|On Eternal Patrol - The Loss of USS Runner (SS-275)|
Compiled by Paul W. Wittmer and Charles R. Hinman, originally from:
U.S. Submarine Losses World War II, NAVPERS 15,784, 1949 ISSUE
On 28 May 1943 RUNNER (LCDR Joseph H. Bourland) left Midway to proceed to latitude 48° 30'N, longitude 154°E and begin her third patrol. She was to patrol south and west from this spot, until she came into the area south of Hokkaido and east of the northern tip of Honshu, where she was to patrol from about 8 June to 4 July 1943. The submarine was never heard from following her departure from Midway.
She was expected at Midway about 11 July, and not later than 15 July, and should have made a transmission when approximately 500 miles from this base.

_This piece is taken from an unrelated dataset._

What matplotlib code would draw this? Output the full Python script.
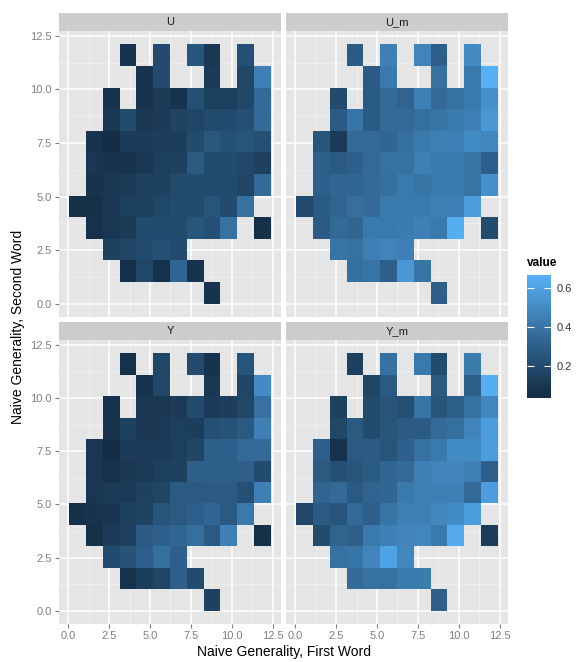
import numpy as np
import matplotlib
matplotlib.use("Agg")
import matplotlib.pyplot as plt
from matplotlib.colors import ListedColormap
from matplotlib.ticker import MultipleLocator, FormatStrFormatter

plt.rcParams['font.family'] = ['Liberation Sans', 'DejaVu Sans']

_ = np.nan

panels = ['U', 'U_m', 'Y', 'Y_m']

# rows listed from top (second word ~11) to bottom (~0), columns first word 0..11
u_vals = [
    [_, _, _, .08, _, .20, _, .25, .10, _, .22, _],
    [_, _, _, _, .08, .20, _, _, .12, _, .18, .45],
    [_, _, .08, _, .08, .12, .08, .22, .14, .14, .18, .35],
    [_, _, .10, .20, .10, .12, .16, .17, .20, .20, .22, .35],
    [_, .08, .05, .12, .12, .13, .13, .20, .26, .23, .25, .22],
    [_, .10, .08, .08, .10, .14, .15, .27, .20, .20, .18, .15],
    [_, .08, .10, .11, .15, .15, .20, .20, .20, .20, .17, .35],
    [.06, .06, .10, .14, .15, .18, .20, .20, .25, .20, .38, _],
    [_, .07, .10, .12, .20, .20, .20, .25, .22, .38, _, .06],
    [_, _, .15, .17, .20, .22, .20, _, _, _, _, _],
    [_, _, _, .06, .18, .07, .33, .08, _, _, _, _],
    [_, _, _, _, _, _, _, _, .08, _, _, _],
]

u_m_vals = [
    [_, _, _, .28, _, .45, _, .47, .30, _, .50, _],
    [_, _, _, _, .28, .42, _, _, .38, _, .42, .66],
    [_, _, .20, _, .28, .35, .32, .45, .35, .38, .42, .52],
    [_, _, .28, .40, .28, .35, .35, .37, .40, .42, .45, .55],
    [_, .25, .12, .35, .35, .33, .37, .42, .45, .45, .50, .48],
    [_, .30, .27, .30, .35, .38, .38, .45, .42, .42, .40, .30],
    [_, .30, .33, .33, .35, .37, .42, .40, .42, .42, .40, .52],
    [.20, .28, .32, .37, .35, .42, .42, .42, .45, .45, .58, _],
    [_, .28, .35, .33, .42, .42, .43, .45, .42, .65, _, .20],
    [_, _, .40, .38, .45, .47, .45, _, _, _, _, _],
    [_, _, _, .37, .40, .30, .55, .40, _, _, _, _],
    [_, _, _, _, _, _, _, _, .30, _, _, _],
]

y_vals = [
    [_, _, _, .07, _, .18, _, .20, .08, _, .25, _],
    [_, _, _, _, .07, .18, _, _, .10, _, .17, .50],
    [_, _, .07, _, .10, .10, .12, .20, .12, .13, .18, .38],
    [_, _, .08, .15, .10, .11, .14, .13, .22, .24, .27, .45],
    [_, .10, .05, .12, .12, .12, .14, .17, .30, .30, .35, .35],
    [_, .10, .07, .10, .11, .14, .15, .30, .30, .30, .30, .20],
    [_, .10, .12, .11, .15, .17, .27, .27, .28, .28, .22, .45],
    [.06, .08, .09, .15, .16, .25, .27, .30, .33, .27, .42, _],
    [_, .06, .12, .15, .28, .30, .33, .37, .27, .45, _, .06],
    [_, _, .20, .24, .30, .37, .30, _, _, _, _, _],
    [_, _, _, .07, .13, .17, .30, .20, _, _, _, _],
    [_, _, _, _, _, _, _, _, .15, _, _, _],
]

y_m_vals = [
    [_, _, _, .15, _, .38, _, .42, .20, _, .43, _],
    [_, _, _, _, .17, .28, _, _, .27, _, .30, .65],
    [_, _, .15, _, .20, .25, .22, .40, .25, .30, .38, .48],
    [_, _, .18, .27, .20, .25, .28, .28, .35, .37, .47, .58],
    [_, .30, .07, .27, .28, .25, .30, .38, .42, .50, .50, .58],
    [_, .27, .22, .25, .28, .33, .35, .45, .47, .47, .45, .30],
    [_, .32, .35, .27, .32, .33, .42, .45, .45, .45, .35, .58],
    [.18, .28, .25, .35, .30, .40, .45, .45, .48, .50, .58, _],
    [_, .20, .32, .30, .42, .45, .47, .48, .42, .63, _, .13],
    [_, _, .38, .40, .47, .60, .48, _, _, _, _, _],
    [_, _, _, .35, .38, .38, .43, .43, _, _, _, _],
    [_, _, _, _, _, _, _, _, .30, _, _, _],
]

grids = {'U': u_vals, 'U_m': u_m_vals, 'Y': y_vals, 'Y_m': y_m_vals}
legend_ticks = [0.2, 0.4, 0.6]

x_edges = np.linspace(0.05, 12.4, 13)
y_edges = np.linspace(0.0, 12.1, 13)


# ggplot-style gradient: interpolate #132B43 -> #56B1F7 in CIELAB
def hex_to_rgb(h):
    return np.array([int(h[i:i + 2], 16) / 255 for i in (1, 3, 5)])


M = np.array([[0.4124, 0.3576, 0.1805], [0.2126, 0.7152, 0.0722], [0.0193, 0.1192, 0.9505]])
WHITE = np.array([0.95047, 1.0, 1.08883])


def rgb_to_lab(c):
    lin = np.where(c <= 0.04045, c / 12.92, ((c + 0.055) / 1.055) ** 2.4)
    xyz = M @ lin / WHITE
    f = np.where(xyz > 0.008856, np.cbrt(xyz), 7.787 * xyz + 16 / 116)
    return np.array([116 * f[1] - 16, 500 * (f[0] - f[1]), 200 * (f[1] - f[2])])


def lab_to_rgb(lab):
    fy = (lab[0] + 16) / 116
    fx = fy + lab[1] / 500
    fz = fy - lab[2] / 200
    f = np.array([fx, fy, fz])
    xyz = np.where(f ** 3 > 0.008856, f ** 3, (f - 16 / 116) / 7.787) * WHITE
    lin = np.clip(np.linalg.solve(M, xyz), 0, 1)
    return np.where(lin <= 0.0031308, 12.92 * lin, 1.055 * lin ** (1 / 2.4) - 0.055)


lab_lo, lab_hi = rgb_to_lab(hex_to_rgb('#132B43')), rgb_to_lab(hex_to_rgb('#56B1F7'))
ramp = [np.clip(lab_to_rgb(lab_lo + t * (lab_hi - lab_lo)), 0, 1) for t in np.linspace(0, 1, 256)]
cmap = ListedColormap(ramp)
vmin, vmax = 0.035, 0.665

W, H = 577, 662
fig = plt.figure(figsize=(W / 100, H / 100), dpi=100)


def px(l, t, r, b):
    return [l / W, 1 - b / H, (r - l) / W, (b - t) / H]


boxes = {'U': (59, 31, 281, 317), 'U_m': (286, 31, 508, 317),
         'Y': (59, 340, 281, 624), 'Y_m': (286, 340, 508, 624)}
strip_h = 18
tick_grey = '#7F7F7F'

mesh = None
for name in panels:
    l, t, r, b = boxes[name]
    ax = fig.add_axes(px(l, t, r, b))
    ax.set_facecolor('#E5E5E5')
    z = np.ma.masked_invalid(np.array(grids[name])[::-1])
    mesh = ax.pcolormesh(x_edges, y_edges, z, cmap=cmap, vmin=vmin, vmax=vmax, zorder=2)
    ax.set_xlim(-0.57, 13.02)
    ax.set_ylim(-0.62, 12.72)
    ax.xaxis.set_major_locator(MultipleLocator(2.5))
    ax.yaxis.set_major_locator(MultipleLocator(2.5))
    ax.xaxis.set_minor_locator(MultipleLocator(1.25))
    ax.yaxis.set_minor_locator(MultipleLocator(1.25))
    ax.xaxis.set_major_formatter(FormatStrFormatter('%.1f'))
    ax.yaxis.set_major_formatter(FormatStrFormatter('%.1f'))
    ax.grid(which='major', color='white', lw=1.1, zorder=0)
    ax.grid(which='minor', color='#F2F2F2', lw=0.5, zorder=0)
    ax.set_axisbelow(True)
    for s in ax.spines.values():
        s.set_visible(False)
    ax.tick_params(which='minor', length=0)
    ax.tick_params(which='major', length=3, color=tick_grey, labelcolor=tick_grey,
                   labelsize=8, width=0.8, pad=2)
    if name in ('U', 'U_m'):
        ax.tick_params(axis='x', length=0, labelbottom=False)
    if name in ('U_m', 'Y_m'):
        ax.tick_params(axis='y', length=0, labelleft=False)

    sax = fig.add_axes(px(l, t - strip_h, r, t))
    sax.set_facecolor('#CCCCCC')
    sax.set_xticks([])
    sax.set_yticks([])
    for s in sax.spines.values():
        s.set_visible(False)
    sax.text(0.5, 0.5, name, ha='center', va='center', fontsize=8, color='#1a1a1a',
             transform=sax.transAxes)

fig.text(284 / W, 1 - 652 / H, 'Naive Generality, First Word', ha='center', va='center',
         fontsize=10)
fig.text(18 / W, 1 - 327 / H, 'Naive Generality, Second Word', ha='center', va='center',
         fontsize=10, rotation=90)

cax = fig.add_axes(px(527, 275, 551, 398))
cb = fig.colorbar(mesh, cax=cax, ticks=legend_ticks)
cb.outline.set_visible(False)
cax.tick_params(direction='in', color='white', length=5, width=0.8, left=True, right=True,
                labelsize=8, labelcolor='#333333', pad=4)
cax.set_yticklabels([f'{v:.1f}' for v in legend_ticks])
fig.text(527 / W, 1 - 263 / H, 'value', ha='left', va='center', fontsize=8.5,
         fontweight='bold')

fig.savefig('out.png', dpi=100, facecolor='white')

She was ordered on 11 July to make an immediate transmission, but no reply came. A careful lookout was maintained in the hope that RUNNER was safe but without transmission facilities, but the results were negative. On 20 July RUNNER was reported as presumed lost.

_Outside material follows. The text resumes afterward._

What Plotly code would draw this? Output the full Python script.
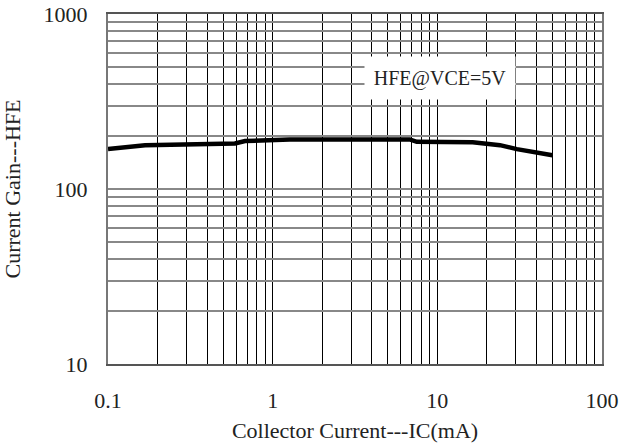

A summary of Japanese anti-submarine attacks received since the close of hostilities contains no mention of an attack that could explain the loss of RUNNER. Thus, her loss must be ascribed to an enemy minefield, of which there were at least four in the area to which she was assigned, to an operational casualty, or to an unreported enemy attack. Destruction by a mine is considered the most likely of these possibilities.

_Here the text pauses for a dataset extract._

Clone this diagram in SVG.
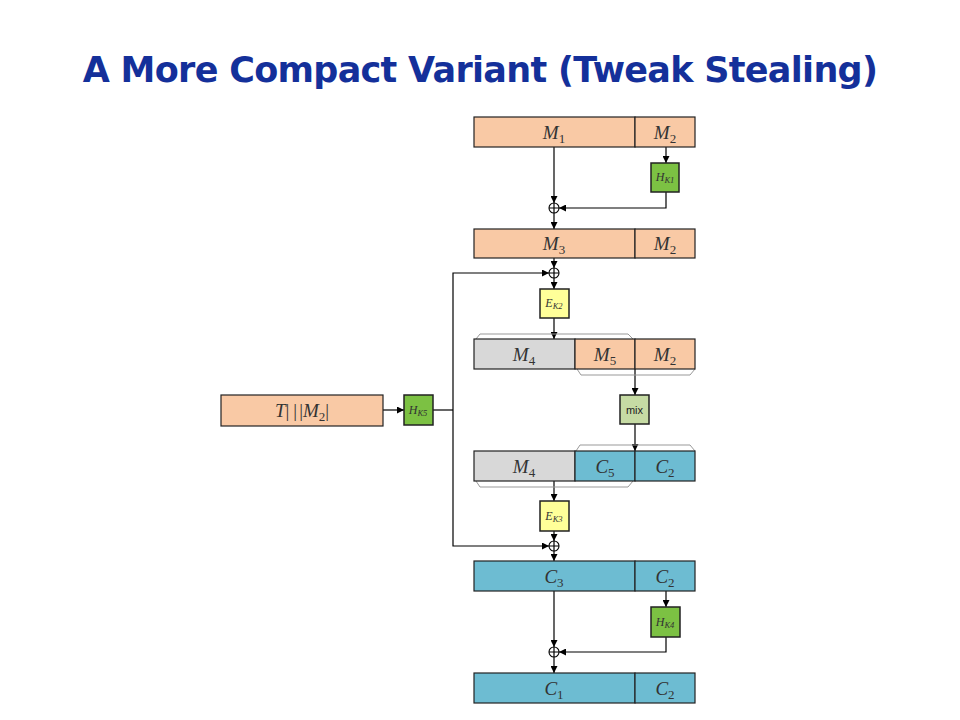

Google Earth image of possible area of the loss of USS Runner
This ship sank three ships, totaling 19,800 tons, and damaged three more, for 19,000 tons, on her first two patrols. RUNNER patrolled the Palau area on her first war run in February 1943, and all of her sinkings were made here. She sank three medium freighters, and damaged two more. During her second patrol off Hong Kong in the South China Sea, RUNNER damaged a freighter.